Still bleeding after all these years

By Joyce Teo - Dec 9, 2006
The Straits Times
AMID the current red-hot interest in the property market, it is easy to forget that many property owners are still nursing paper losses in the hundreds of thousands.

Many of these unsuccessful investors waded in before 1997, during the property boom in the early 1990s. Others jumped into the market during a mini-recovery in 1999, only to see the market turn south again soon after.

Some bought 99-year suburban condos as investment properties, and these apartments are losing value each year as their leases run down.

In the heady years leading up to the peak in 1996, some even borrowed from relatives and friends to buy properties.

One 38-year-old insurance agent, who asked to be known only as Mr Tan, was caught up in the property market frenzy in 1996.

He bought a 900 sq ft freehold apartment in Katong for $680,000 or about $756 per sq ft (psf). Early this year, he sold it for just $340,000 or $377 psf.

'My rental was not enough to cover my instalments. It's a matter of biting the bullet and moving on,' he says.

'I've spoken to agents and bankers. They tell me that prices won't ever go close to $680,000 and interest rates will still rise.'

He says the value of his property started dropping just a year after he bought it but he held on.

'You tell yourself that the price will drop for one or two years and then pick up again,' he says. 'After a while, you get so disheartened, you just leave it alone.'

Like Mr Tan, many property investors did not expect the bubble to burst in 1996.

But a combination of anti-speculation measures and the financial crisis killed the party. Apart from a mini-recovery in 1999, the market has remained largely in the doldrums since.

Ms Jennifer Sia, 34, bought a three-bedroom executive condo at The Rivervale in Sengkang in 2000 for $549,000. She thought the price would not go down but it did.

The office administrator says: 'We will just stay in it until my son is of schoolgoing age. Then I may move to a place near his school.'

Most investors with money-losing homes bought into the hype during the market upturns, believing that property prices would continue to climb.

A retiree who invests in the financial markets, Mr Lim, says he bought an apartment in Clementi in 1996 for about $620,000, believing that 'you can't go wrong with property'.

'But then, supply rose. There's a condo around every corner. It appears that only iconic and new projects are the flavour of the month.'

Mr Lim says his freehold property of about 1,000 sq ft is now worth $550,000. 'It's a very bad investment. I don't believe that it is easy to make money from property,' he says.

'It's not a case of everything is up in the market now.'

Some high-end homes have recently hit 1996-peak levels and some developments have attracted queues, just as in the mid-1990s.

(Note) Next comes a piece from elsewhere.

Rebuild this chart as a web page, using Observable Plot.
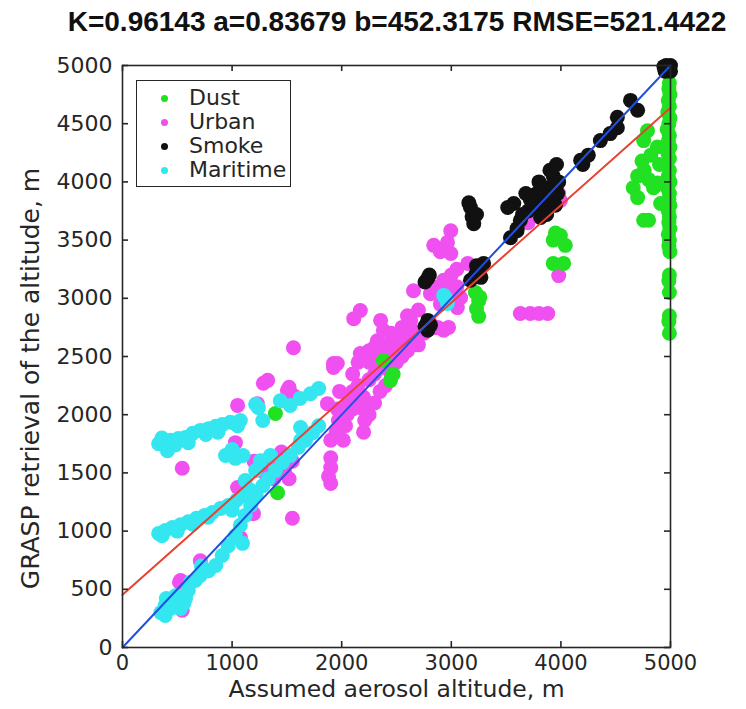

A property industry veteran says: 'Real estate is always driven by sentiment, by the herd instinct. When things are hot, people will rush in as they are afraid to lose out.'

He cautions that the market, however, can also turn the other way. Investors should go in only if they can afford the losses in a worst-case scenario, he says.

Mr Andy Ong, the chief executive of ERC Holdings and founder of the Financial Planning Association of Singapore, says: 'Land supply in Singapore is limited, so property prices will rise. But they may not rise fast enough for some to see returns in their lifetime.

'If you want to buy, go for a quality project with good yields, and you must be able to hold.'

Indeed, certified financial consultant Leong Sze Hian says the new bankrupts he has met single out housing loans as their biggest problem.

For investors, a typical problem is when they cannot get enough rent to cover mortgage payments.

Mr Mike Loh, an executive in a local firm, knows this problem only too well.

His parents, now in their early 60s, have been struggling with a $4,000 monthly mortgage payment for a 99-year leasehold Bukit Panjang property since 1997.

The 32-year-old says: 'I came home one day and my parents simply said, 'We bought a condo.' It was their first investment property and they went for the hype.'

Mr Loh's parents bought a 904 sq ft two-bedroom unit at Maysprings for about $530,000, or $589 psf. They have been able to rent it out for just $1,000 to $1,200 a month.

Similar apartments at Maysprings condo were recently transacted at an average of $362psf - 39 per cent less than what his parents paid.

Mr Loh's parents, who live on a landed property, have had a huge chunk of their CPF savings wiped out by the mortgage.

'One moment of madness one weekend and you end up paying for it your whole life,' says Mr Loh.